Après l’indépendance, cause que son père communiste a soutenu, sa famille reste en Algérie.
En 1993, le réalisateur algérien menacé par les islamistes, s’exile en France mais retourne dans son pays pour y tourner 3 films. « Algérie, histoires à ne pas dire », le dernier, est un documentaire qui fait revenir des Algériens sur leur passé. La présence européenne et juive, devenue absence, quelle trace a-t-elle laissé dans les mémoires des hommes et des femmes de ce pays ? Jean-Pierre Lledo ne prétend pas avoir réalisé une enquête historique, il s’agit plutôt d’une quête, de questionnements inlassablement reposés et c’est là toute la force de son documentaire.
Votre film a été plusieurs fois déprogrammé en Algérie …
Il s’agit d’une censure qui ne dit pas son nom. Le départ de plus d’un million de personnes, au moment de l’indépendance, c’est-à-dire plus du 10e de la population, est une question taboue, refoulée. J’ai voulu interroger les mémoires, entendre les récits parfois terribles notamment des massacres de Skikda1, ou d’Oran2 , l’assassinat de Raymond Leyris3. Il en ressort que ces actes n’ont rien eu de spontané, mais ont été la conséquence pratique d’une pensée, ethnique, où l’ennemi est l’Autre. Le non arabo-musulman, est désigné comme l’Etranger. Assimilé au système colonial. Donc à abattre.
Vos personnages parlent de guerre, de meurtres mais aussi d’amitié de solidarité. Certains vous reprochent d’idéaliser les relations intercommunautaires, les barrières qu’avait érigées l’ordre colonial n’étaient donc pas si étanches ?
Le système colonial n’était pas le seul à cloisonner. En islam une femme ne peut pas épouser un non musulman, ça limite la mixité…
Bien sûr, il y avait des lieux ghettoïsés, mais dans les milieux modestes ou pauvres, il y avait de nombreuses passerelles entre les communautés.
J’ai toujours vécu dans des quartiers mélangés. Mon père était syndicaliste, il défendait les ouvriers musulmans.
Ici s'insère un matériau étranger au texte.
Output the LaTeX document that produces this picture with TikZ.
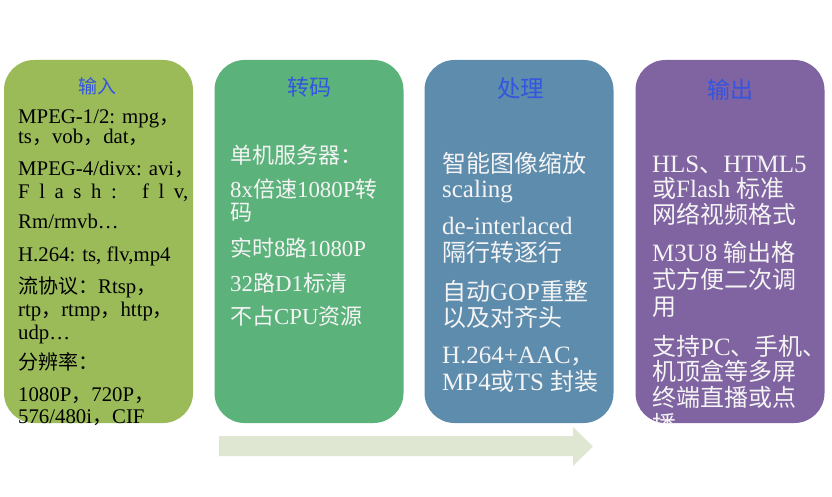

Quand j’étais petit, j’entendais toujours le mot prud’homme que je ne comprenais pas et je croyais qu’il était avocat ! Ma mère, une femme juive, parlait arabe et n’avait de relations quasiment qu’avec les femmes arabes. Celles-ci l’enviaient, car elles la considéraient comme une femme plus libre, pouvant sortir sans rien demander à son mari, ou sans se faire accompagner par son fils.
Cette continuité multiculturelle, vous avez souhaité l’incarner en restant vivre au pays ?
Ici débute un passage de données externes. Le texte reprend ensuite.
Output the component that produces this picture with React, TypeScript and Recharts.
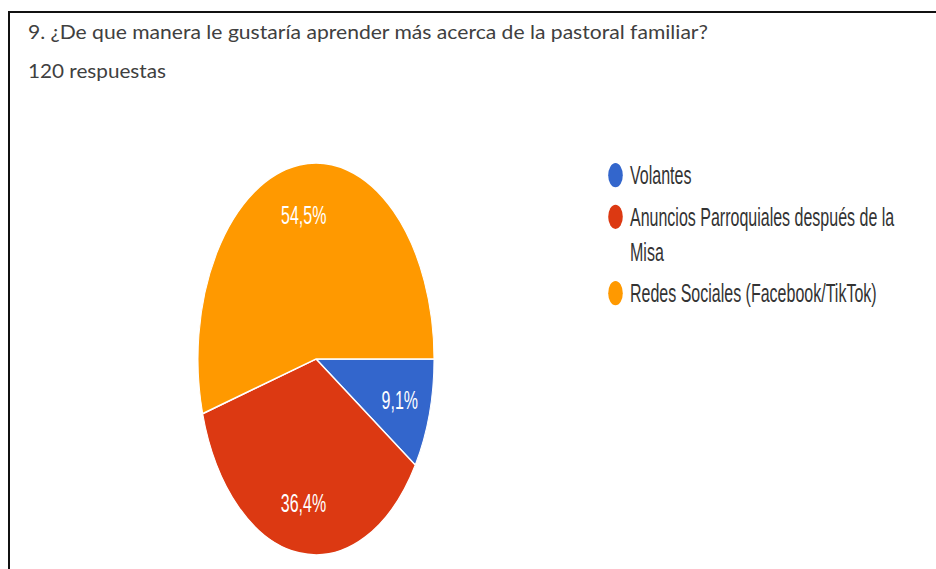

Quand j’étais petit, des que je sortais de mon quartier, on m’appelait « gaouri », c’est-à-dire non musulman, étranger, alors je commençais à expliquer qu’on pouvait être algérien, sans être musulman ou arabe. 50 ans après, on ne peut pas dire que ça a beaucoup évolué ! Mais malgré tous les messages négatifs, durant la guerre puis après, comme par exemple le code de la nationalité adopté fin 1962, stipulant qu’il faut avoir un père et un grand-père musulmans pour l’obtenir automatiquement, (un tel Code ravirait Le Pen), mon père qui était un coriace n’a sans doute pas voulu s’avouer vaincu.
Votre père obtient donc la nationalité par décret ?
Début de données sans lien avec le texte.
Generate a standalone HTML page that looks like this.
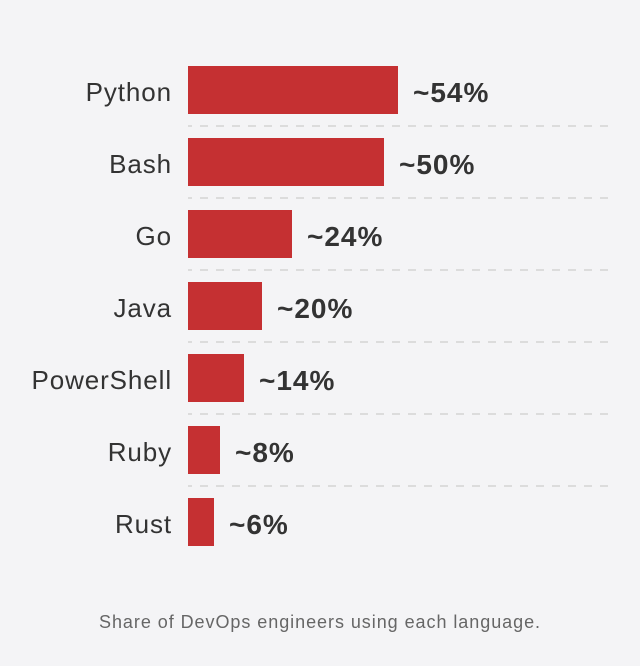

Il l’obtient mais d’autres Européens dont certains avaient été torturés par l’armée française ne l’obtiennent pas. Ceux-là aussi devront rejoindre la France… Sans parler de ceux qui se sentant humiliés, se sont refusés à en faire la demande, et sont aussi partis.
Vous faites un lien entre le nationalisme et l’islamisme ?
Le lien s’impose. Tous les deux ont instrumentalisé la religion. Et quand on fait appel à des populations rurales au nom du djihad, un jour ou l’autre, il faut bien payer l’addition. Le nationalisme a identifié le système colonial à la population non musulmane, ce qui était faux bien sûr, sans parler des Juifs là avant l’islam… Et l’islamisme aujourd’hui identifie tous ceux qui lui résistent à des apostats qui doivent périr ou partir : « Ils partiront comme les pied-noirs et nous resterons entre musulmans ».
De plus quand on explique aux gosses, à l’école, que les bombes ça permet de se libérer, on ne doit pas trop s’étonner que devenus grands, ils trouvent à leur tour la chose normale. Au-delà de l’histoire algéro-française de la colonisation et de sa fin, j’aimerais que mon film contribue au débat sur la violence. L’oppression la justifie-t-elle obligatoirement ? Et si elle peut la légitimer, l’affranchit-elle du devoir de se donner des limites ?
Pendant la terreur islamiste, presque tous les intellectuels et artistes assassinés, étaient mes amis, Djaout, Alloula, Belkhenchir, Asselah, et beaucoup d’autres. Etre fidèle à leur mémoire, c’est pour moi, me poser ces questions.
On savait que les Pieds-noirs et les Juifs avaient la nostalgie de leur pays perdu, on savait moins à quel point leur absence continuait de hanter les Algériens d’aujourd’hui. Tous vos personnages qu’ils s’en défendent ou pas semblent témoigner de cette amputation identitaire.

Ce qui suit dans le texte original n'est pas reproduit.